Okay, so Tumblr has its uses...

Oct 27, 2015 09:54

I will explain later (with much waffling no doubt) but an anon on Tumblr directed me to a bunch of James Maxwell stuff from his college days - including his yearbook entry from 1949. Do you want to see a very young James Maxwell? Because you're going to if you look under the cut...

wee James Maxwell complete with bow tie )

james maxwell

Leave a comment

lost_spook October 29 2015, 14:15:44 UTC
:lol; yes. And thanks! Earlier on in the week I was just grumbling at the world and myself for getting interested in old actors and being unable to find pics of them when they were young... and now look!

And I'm sorry! I just got lost in old UK TV as a desperate means of keeping myself from exploding while being ill and even though I can usually at least watch some modern TV these days again (well, ish), I can't quite give up the ancient cardboard theatrical stuff. And of course, I got all invested in certain characters and actors, as you do when you're ill and bored and alone and not having much of a life. James Maxwell is because I liked him in Shadow of the Tower and I was sure I'd seen him before, so I Googled him to find out. And then he sounded really nice and interested... and the internet reckoned he was a ghost. There seemed to be no reason for him to be a ghost, so naturally I had to investigate. I don't see what else a person can do when you look at actor up out of general interest and apparently they're supposed to be hanging about haunting somewhere despite being nice, fairly recently dead and not particularly tragic. (And I had seen him before: in Doctor Who, like everyone else ever, except I'd forgotten because he was in the almost entirely unloved Underworld. At least I did think even at the time that he was one of the few good things about it.) So, the short answer is that he was an American, who came over here to drama school in 1950 and stayed for the rest of his life. He also helped to found a theatre, translated plays from German into English, adapted various 19th C lit for the stage, and also directed as well as being one said theatre's artistic directors, until he sadly died in 1995, aged 66. He was actually a fairly major 1960s TV star here, but from the mid-70s on, the theatre just took up more and more of his time and the moment he resigned to go back to just acting, he died, so he's just not as well known even here, compared to other actors of similar standing. I suspect, the reverse is true in properly theatrical circles, though.

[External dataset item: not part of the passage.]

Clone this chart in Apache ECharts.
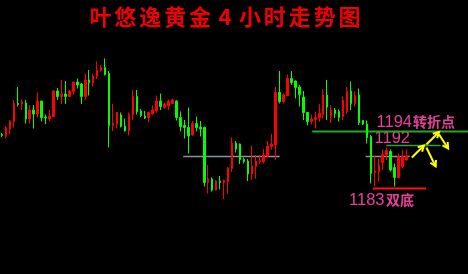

My other favourites are for similar reasons, except they're not ghosts (one or two of them are even still alive, it's amazing) and nobody else founded a theatre, but I seem to have been in a James Maxwell mood for quite a while lately, or I've just been having more luck finding him than the others. But, yes. Sorry??

Reply

evelyn_b October 29 2015, 15:02:49 UTC
There's no need to be sorry! You've posted enough James Maxwell pictures that I have a positive fondness for him, despite never having seen him in any actual TV (yet? I will get to Underworld eventually). Does the theatre he founded still exist?

Reply

lost_spook October 29 2015, 17:02:43 UTC
Well, unless you watched the whole of the Raffles pilot, because he's Inspector Mackenzie in it, but, heh, sorry! (Not sorry?)

And, yes, the theatre is Manchester's Royal Exchange Theatre. The group believed strongly that theatre should be taken out of London where it could be part of a community and they also wanted to change the physical shape of it, in order to remove the barriers between the actors and the audience - so it is (or certainly was) the largest round theatre in the country & happily seems to still be going strong and living up to all the original ideals. :-)

Reply

evelyn_b October 29 2015, 18:10:25 UTC
Oh wow, that theatre is really cool in a lot of ways! I wish I could go see "Blake Remixed" next week.

I should watch the rest of that pilot, really. The casting was good and it seemed reasonably well done.

Reply

lost_spook October 29 2015, 20:46:34 UTC
It is, isn't it? I had heard the name before I started looking into James Maxwell, but I'd no idea. I hope that one day I get well enough to go, because I'm very intrigued by what the experience is like there - I gather it really is quite something! (My general net surfing on the subject suggests that while some professional theatre people are still a bit iffy on the idea of theatre-in-the-round, especially on that scale, there seems to be a huge ground-level affection for it from the people of Manchester and the region, and those who've been to see things there. One of my flist has been a few times and says it's excellent. And, heh, apparently they even had a sleepover there sometime recently! Including a ghost walk, so presumably they all had to say hi to JM.)